At the network level, which is what you are studying, it means that the client and the server authenticate to each other. This is done through the exchange of certificates that are checked by a Certificate Authority (or the cert is known by the server).

It means that the client and server know that they are communicating with the expected party. This is established at the lower levels of the OSI stack before application-level authentication takes place (user authentication or process authentication). It's done at a lower level so that the users/processes have assurance before they attempt to authenticate.

At the network level:

  • client requests to connect to the server
  • server sends the server certificate and askes for the client certificate
  • client verifies the server certificate with the Certificate Authority (CA)
  • client sends client certificate
  • server verifies client certificate with CA
  • if all checks verify, then access is granted to the client to the resource

WiFi and ethernet have mutual authentication protocols, and sometimes the certificate is provided by the server.

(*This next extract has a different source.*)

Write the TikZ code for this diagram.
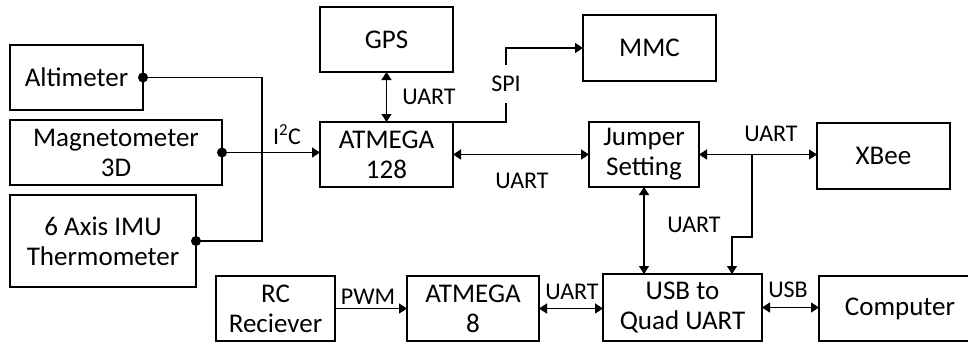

TLS also has a mutual authentication protocol.

Further reading:

Two-Factor Authentication is different. Factors are the different things one presents to authenticate with. Typically, the one factor is a password (something you know), then more factors are added to provide greater assurance that the user is who they say they are (or that the password is not compromised). Added factors could be one-time codes, hardware tokens, or other contextual factors. Most often, user accounts use multi-factor authentication and not devices although there is a growing use case to include contextual data to device authentication.